I want them to be easily read. I want the theology to be real. A couple of the essays that I didn’t pull out for this recent reading are dealing with hard questions of theology and dealing with answers to things people say in opposition to Christianity. I want it to be real, and I want it to be right theologically. But I also want it to be easy to read. I want to be accessible so that people can even in playful ways be dealing with real theology and the question of what it means that God allows suffering in the world.

I’m working on an essay that sort of started happening six weeks or so ago, maybe longer than I don’t know, that is an analogy to Dr Who’s TARDIS and the response from people who meet me and find out I’m a Christian and tuck me into this nice little bucket. They kind of write us off in that stereotypical way. So it’s talking about how my faith is larger on the inside than it appears on the outside.

JS: That’s a rich answer. So, it sounds like you’re still working on the book.

CF: It just keep developing. I’m not sure when “done” is. We’re in the process of doing the publishing work, so I was talking to a cover designer the other day trying to get the design work in place. I’m looking for who the editors are going to be, so once I have those kind of things in place, I’ll just have to kind of call it done.

JS: Do you have a particular favorite in the collection right now or an essay you particularly like to read out loud?

CF: It’s hard to pick a representative piece because the pieces cover so many genres. You know, some of them are pretty hardcore. Some are essays. Some are poems. There’s a whole series of letters. There are three trip reports; two of them are climbing reports from mountain climbers where God steps in. So, they are analogies and ways that God spoke through the mountain.

But my favorite piece is one of the imagining pieces. I didn’t read it last week because it probably would have taken 20 minutes or so to read out loud. It’s about receiving an invitation to dinner with the king and having no idea what that means. And it goes into imagining being picked up. There’s all kinds of biblical allusions kind of stashed in the experience of going and arriving at this grand place with crystal floors, but then opening the door into the dining hall and finding that it’s not grand at all, with a long table that could have been drug out of a carpentry shop. Then it describes people around the table. When I first wrote it, I populated it with typifications, and it was really, really boring. So, I came back to it and made them all real. That makes them kind of odd, because some of the people I know are a little strange. It describes a number of people coming in and sitting down at this banquet with the king, and eventually his son joins him and they serve communion around the table from their hands.

Never let an idea get away!

JS: Who gets to read your work first? Do you have a first reader?

CF: My husband. Sometimes as he’s falling asleep at night.

JS: What’s one thing you learned from writing the book that you’d like to share with other people who feel called to writing or are working on their first project?

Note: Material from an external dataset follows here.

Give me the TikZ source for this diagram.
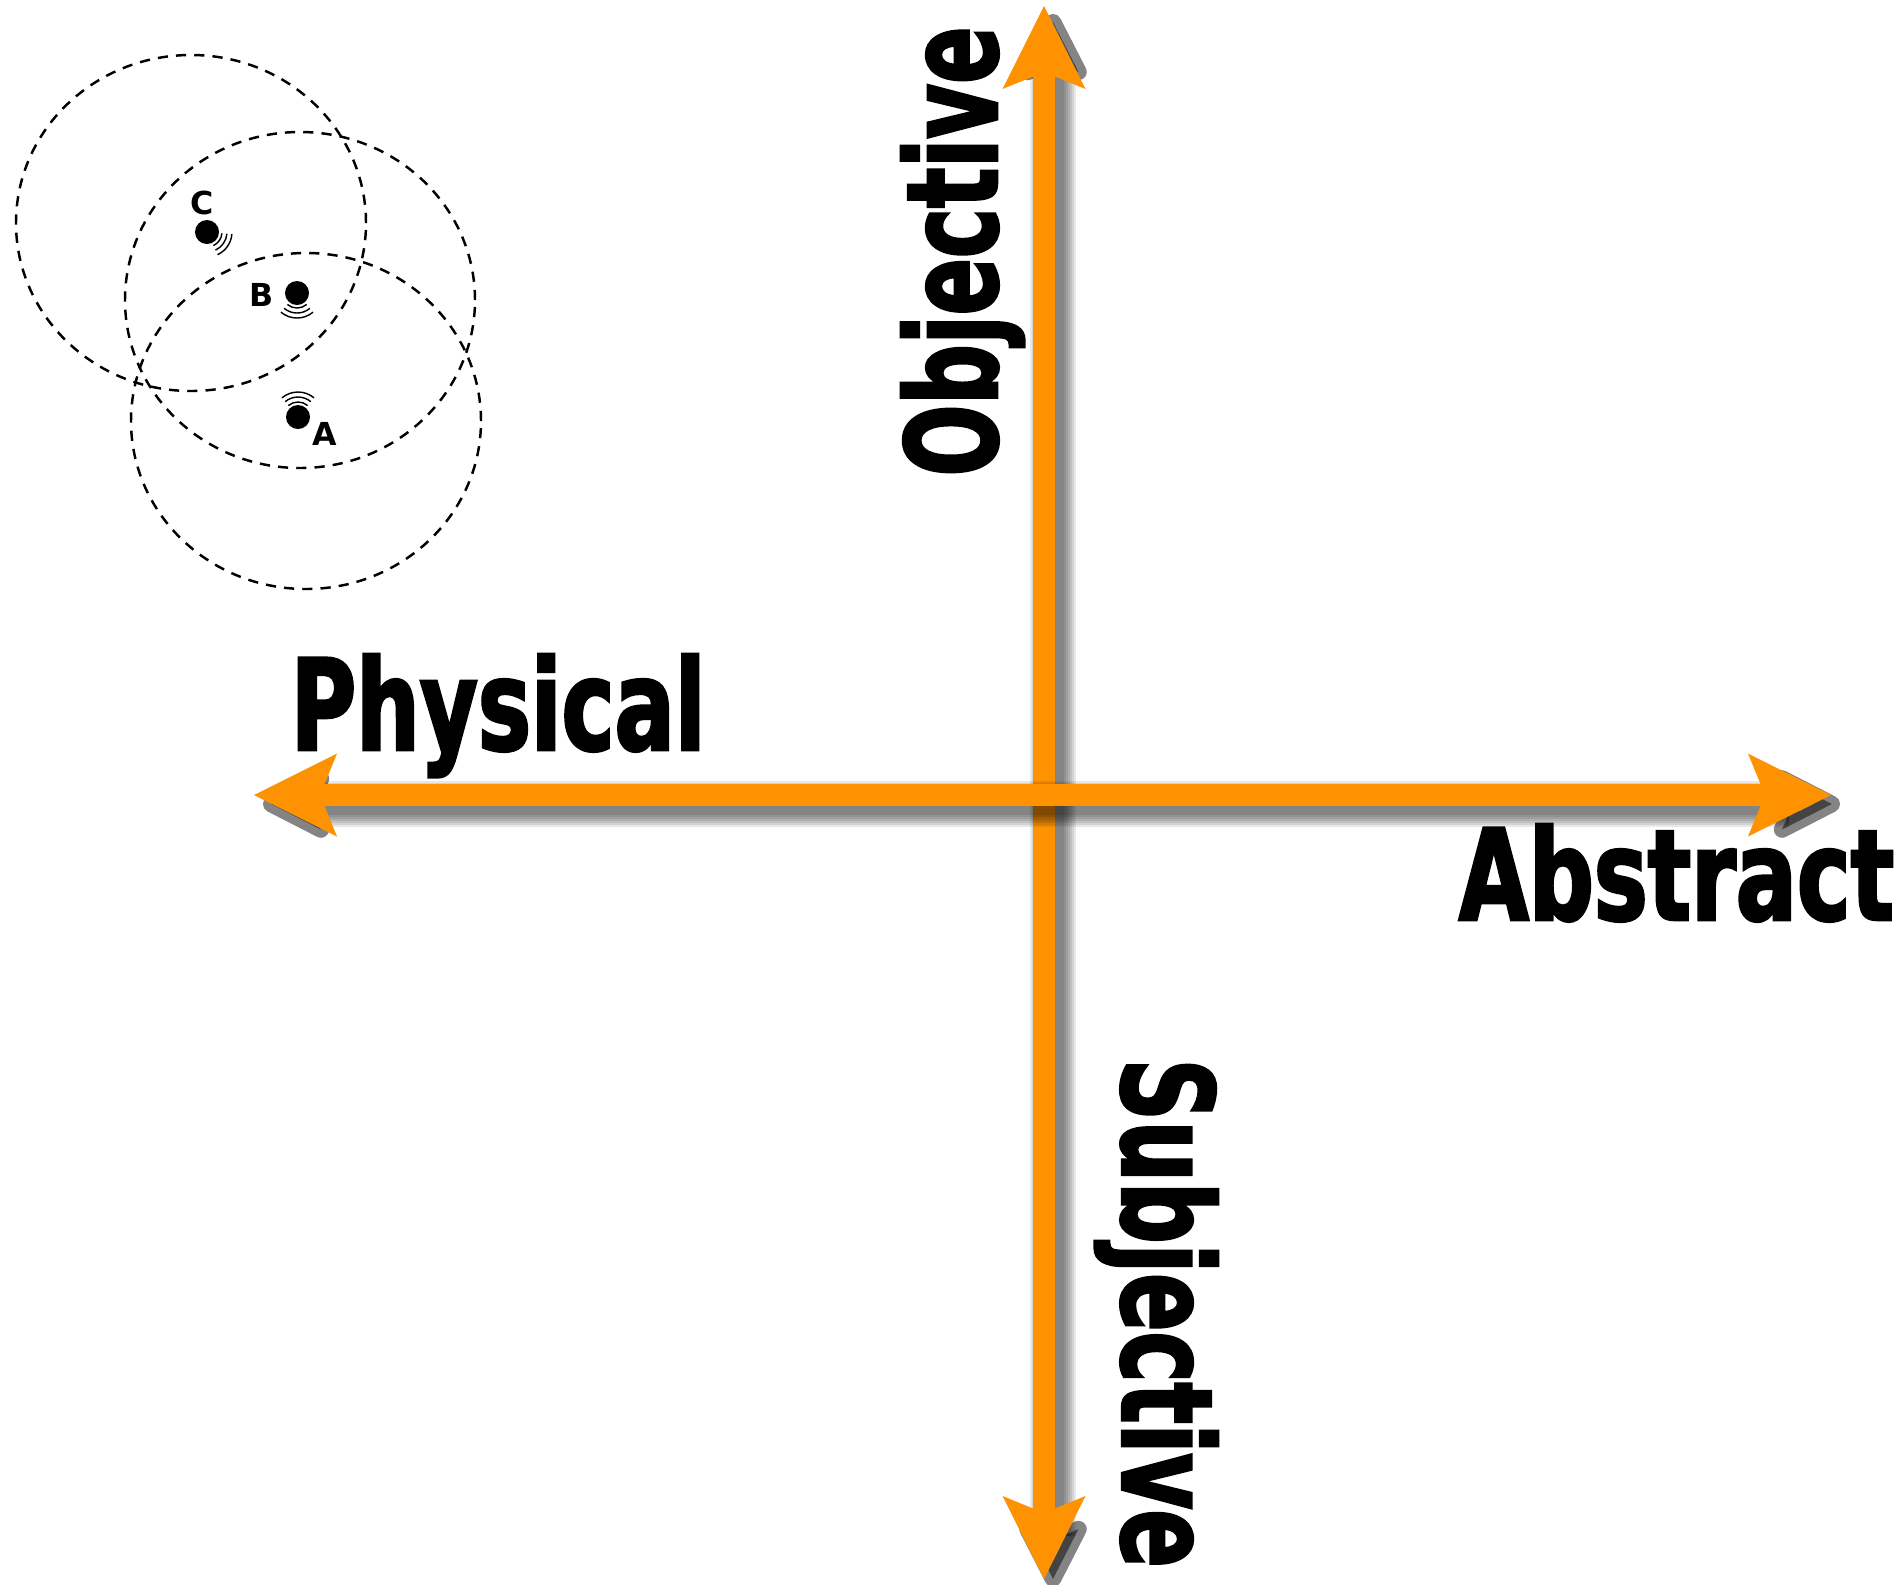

CF: Never let an idea get away! Writing doesn’t happen on our schedule. The Greeks used to call it the muse, but I think it’s the Holy Spirit. Things happen, and they happen now. You have to grab a notebook, and at least get the idea down so that you can recognize it again and recreate it, because if you let it go, it goes away and disappears. I can’t recreate them. Sometimes I’ll ask, and sometimes God will give it back to me. Sometimes not. Sometimes it’s gone.